◆ What the task asks: Set down the data below from its first line to the line holding "import plotly.graph_objects as go", inclusive; omit all pictures.

◆ Raw data:
* * * * * * *

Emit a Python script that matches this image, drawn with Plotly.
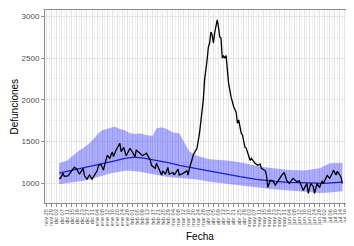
import plotly.graph_objects as go

# Observed daily deaths (black line)
OBS_DATES = [
    "2019-12-05", "2019-12-06", "2019-12-08", "2019-12-09", "2019-12-12", "2019-12-15",
    "2019-12-17", "2019-12-19", "2019-12-21", "2019-12-24", "2019-12-25", "2019-12-27",
    "2019-12-29", "2019-12-31", "2020-01-04", "2020-01-05", "2020-01-07", "2020-01-09",
    "2020-01-11", "2020-01-12", "2020-01-14", "2020-01-16", "2020-01-17", "2020-01-19",
    "2020-01-22", "2020-01-23", "2020-01-25", "2020-01-27", "2020-01-30", "2020-02-01",
    "2020-02-03", "2020-02-04", "2020-02-07", "2020-02-09", "2020-02-12", "2020-02-15",
    "2020-02-16", "2020-02-19", "2020-02-20", "2020-02-23", "2020-02-24", "2020-02-25",
    "2020-02-27", "2020-02-29", "2020-03-01", "2020-03-04", "2020-03-05", "2020-03-08",
    "2020-03-09", "2020-03-12", "2020-03-15", "2020-03-16", "2020-03-17", "2020-03-19",
    "2020-03-20", "2020-03-23", "2020-03-25", "2020-03-28", "2020-03-29", "2020-03-31",
    "2020-04-01", "2020-04-02", "2020-04-03", "2020-04-04", "2020-04-05", "2020-04-06",
    "2020-04-08", "2020-04-09", "2020-04-10", "2020-04-11", "2020-04-12", "2020-04-13",
    "2020-04-14", "2020-04-15", "2020-04-16", "2020-04-17", "2020-04-19", "2020-04-20",
    "2020-04-21", "2020-04-23", "2020-04-24", "2020-04-25", "2020-04-27", "2020-04-28",
    "2020-04-30", "2020-05-01", "2020-05-04", "2020-05-05", "2020-05-08", "2020-05-10",
    "2020-05-12", "2020-05-13", "2020-05-16", "2020-05-17", "2020-05-18", "2020-05-20",
    "2020-05-22", "2020-05-24", "2020-05-27", "2020-05-29", "2020-05-31", "2020-06-02",
    "2020-06-04", "2020-06-07", "2020-06-10", "2020-06-12", "2020-06-15", "2020-06-18",
    "2020-06-19", "2020-06-21", "2020-06-23", "2020-06-24", "2020-06-26", "2020-06-28",
    "2020-06-30", "2020-07-01", "2020-07-04", "2020-07-06", "2020-07-08", "2020-07-09",
    "2020-07-11", "2020-07-12", "2020-07-14", "2020-07-15", "2020-07-16",
]
OBS_VALUES = [
    1060, 1060, 1120, 1085, 1090, 1150,
    1195, 1170, 1110, 1180, 1090, 1050,
    1100, 1050, 1150, 1210, 1230, 1160,
    1276, 1336, 1300, 1376, 1320, 1400,
    1480, 1380, 1430, 1330, 1420, 1360,
    1320, 1400, 1350, 1330, 1360, 1280,
    1216, 1180, 1240, 1120, 1100, 1150,
    1110, 1190, 1110, 1130, 1100, 1170,
    1100, 1120, 1150, 1100, 1180, 1280,
    1340, 1420, 1600, 2000, 2236, 2476,
    2632, 2680, 2812, 2776, 2680, 2800,
    2956, 2872, 2752, 2740, 2500, 2524,
    2500, 2530, 2356, 2200, 2032, 1960,
    1920, 1850, 1720, 1760, 1600, 1580,
    1432, 1420, 1276, 1300, 1240, 1216,
    1230, 1180, 1150, 1096, 952, 1036,
    1030, 980, 1060, 1096, 1130, 1036,
    1000, 1060, 1020, 1030, 916, 1000,
    880, 1000, 960, 880, 1000, 950,
    1030, 1000, 1096, 1060, 1120, 1156,
    1100, 1144, 1100, 1070, 1000,
]

# Expected deaths (blue line)
EXP_DATES = [
    "2019-12-05", "2019-12-13", "2019-12-25", "2020-01-06", "2020-01-18", "2020-01-26",
    "2020-02-03", "2020-02-11", "2020-02-20", "2020-03-01", "2020-03-09", "2020-03-23",
    "2020-04-02", "2020-04-12", "2020-04-26", "2020-05-09", "2020-05-24", "2020-06-04",
    "2020-06-20", "2020-07-01", "2020-07-10", "2020-07-16",
]
EXP_VALUES = [
    1124, 1150, 1185, 1225, 1270, 1300,
    1315, 1300, 1276, 1245, 1216, 1180,
    1150, 1120, 1080, 1048, 1025, 1012,
    1005, 1000, 1010, 1015,
]

# Confidence band
BAND_DATES = [
    "2019-12-05", "2019-12-11", "2019-12-21", "2019-12-24", "2019-12-29", "2020-01-02",
    "2020-01-06", "2020-01-08", "2020-01-15", "2020-01-18", "2020-01-22", "2020-01-26",
    "2020-01-30", "2020-02-04", "2020-02-07", "2020-02-12", "2020-02-17", "2020-02-20",
    "2020-02-24", "2020-02-28", "2020-03-04", "2020-03-09", "2020-03-12", "2020-03-15",
    "2020-03-17", "2020-03-23", "2020-04-02", "2020-04-18", "2020-04-30", "2020-05-12",
    "2020-05-24", "2020-06-04", "2020-06-16", "2020-06-28", "2020-07-06", "2020-07-14",
    "2020-07-16",
]
BAND_UPPER = [
    1240, 1270, 1396, 1420, 1480, 1552,
    1612, 1636, 1672, 1680, 1650, 1636,
    1600, 1590, 1600, 1576, 1570, 1660,
    1672, 1650, 1610, 1600, 1516, 1436,
    1380, 1330, 1290, 1270, 1240, 1200,
    1180, 1160, 1155, 1180, 1240, 1250,
    1245,
]
BAND_LOWER = [
    990, 1000, 1020, 1030, 1045, 1060,
    1080, 1090, 1120, 1130, 1145, 1150,
    1150, 1145, 1140, 1125, 1110, 1100,
    1090, 1080, 1070, 1065, 1060, 1060,
    1055, 1045, 1020, 990, 965, 945,
    928, 916, 900, 885, 890, 900,
    905,
]

TICK_DATES = [
    "2019-11-25", "2019-11-29", "2019-12-03", "2019-12-07", "2019-12-11", "2019-12-15",
    "2019-12-19", "2019-12-23", "2019-12-27", "2019-12-31", "2020-01-04", "2020-01-08",
    "2020-01-12", "2020-01-16", "2020-01-20", "2020-01-24", "2020-01-28", "2020-02-01",
    "2020-02-05", "2020-02-09", "2020-02-13", "2020-02-17", "2020-02-21", "2020-02-25",
    "2020-02-29", "2020-03-04", "2020-03-08", "2020-03-12", "2020-03-16", "2020-03-20",
    "2020-03-24", "2020-03-28", "2020-04-01", "2020-04-05", "2020-04-09", "2020-04-13",
    "2020-04-17", "2020-04-21", "2020-04-25", "2020-04-29", "2020-05-03", "2020-05-07",
    "2020-05-11", "2020-05-15", "2020-05-19", "2020-05-23", "2020-05-27", "2020-05-31",
    "2020-06-04", "2020-06-08", "2020-06-12", "2020-06-16", "2020-06-20", "2020-06-24",
    "2020-06-28", "2020-07-02", "2020-07-06", "2020-07-10", "2020-07-14", "2020-07-18",
]
TICK_LABELS = [
    "nov 25", "nov 29", "dic 03", "dic 07", "dic 11", "dic 15",
    "dic 19", "dic 23", "dic 27", "dic 31", "ene 04", "ene 08",
    "ene 12", "ene 16", "ene 20", "ene 24", "ene 28", "feb 01",
    "feb 05", "feb 09", "feb 13", "feb 17", "feb 21", "feb 25",
    "feb 29", "mar 04", "mar 08", "mar 12", "mar 16", "mar 20",
    "mar 24", "mar 28", "abr 01", "abr 05", "abr 09", "abr 13",
    "abr 17", "abr 21", "abr 25", "abr 29", "may 03", "may 07",
    "may 11", "may 15", "may 19", "may 23", "may 27", "may 31",
    "jun 04", "jun 08", "jun 12", "jun 16", "jun 20", "jun 24",
    "jun 28", "jul 02", "jul 06", "jul 10", "jul 14", "jul 18",
]
Y_TICKS = [1000, 1500, 2000, 2500, 3000]

FONT = "Liberation Sans, Arial, sans-serif"
BORDER = "#8c8c8c"

fig = go.Figure()
fig.add_trace(go.Scatter(x=BAND_DATES, y=BAND_LOWER, mode="lines",
                         line=dict(width=0), showlegend=False, hoverinfo="skip"))
fig.add_trace(go.Scatter(x=BAND_DATES, y=BAND_UPPER, mode="lines",
                         line=dict(width=0), fill="tonexty",
                         fillcolor="rgba(40,40,255,0.38)", showlegend=False))
fig.add_trace(go.Scatter(x=EXP_DATES, y=EXP_VALUES, mode="lines",
                         line=dict(color="rgb(30,30,200)", width=1.3), showlegend=False))
fig.add_trace(go.Scatter(x=OBS_DATES, y=OBS_VALUES, mode="lines",
                         line=dict(color="black", width=1.3), showlegend=False))

# The page body has an 8px default margin; the figure is sized to fit the window.
fig.update_layout(
    width=346, height=238,
    margin=dict(l=37, r=0, t=2, b=43),
    paper_bgcolor="white", plot_bgcolor="white",
    font=dict(family=FONT, color="#4d4d4d"),
    showlegend=False,
    annotations=[
        dict(text="Defunciones", xref="paper", yref="paper", x=0, y=0.5,
             xshift=-31, textangle=-90, showarrow=False,
             font=dict(size=10, color="black", family=FONT),
             xanchor="center", yanchor="middle"),
        dict(text="Fecha", xref="paper", yref="paper", x=0.5, y=0,
             yshift=-33, showarrow=False,
             font=dict(size=10, color="black", family=FONT),
             xanchor="center", yanchor="middle"),
    ],
)
fig.update_xaxes(
    type="date",
    range=["2019-11-23 19:00", "2020-07-25 05:00"],
    tickmode="array", tickvals=TICK_DATES, ticktext=TICK_LABELS,
    tickangle=-90, tickfont=dict(size=5.6, color="#4d4d4d", family=FONT),
    ticks="outside", ticklen=3, tickcolor=BORDER, tickwidth=1,
    showgrid=True, gridcolor="#e4e4e4", gridwidth=1,
    minor=dict(showgrid=True, gridcolor="#f1f1f1", gridwidth=1,
               tick0="2019-11-27", dtick=4 * 86400000),
    showline=True, linecolor=BORDER, linewidth=1, mirror=True,
    zeroline=False, automargin=False,
)
fig.update_yaxes(
    range=[765, 3075],
    tickmode="array", tickvals=Y_TICKS,
    tickfont=dict(size=8, color="#4d4d4d", family=FONT),
    ticks="outside", ticklen=3, tickcolor=BORDER, tickwidth=1,
    showgrid=True, gridcolor="#e4e4e4", gridwidth=1,
    minor=dict(showgrid=True, gridcolor="#f1f1f1", gridwidth=1,
               tick0=1250, dtick=500),
    showline=True, linecolor=BORDER, linewidth=1, mirror=False,
    zeroline=False, automargin=False,
)

fig.write_html("out.html")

* * * * * * *

◆ In response:
Emit a Python script that matches this image, drawn with Plotly.
import plotly.graph_objects as go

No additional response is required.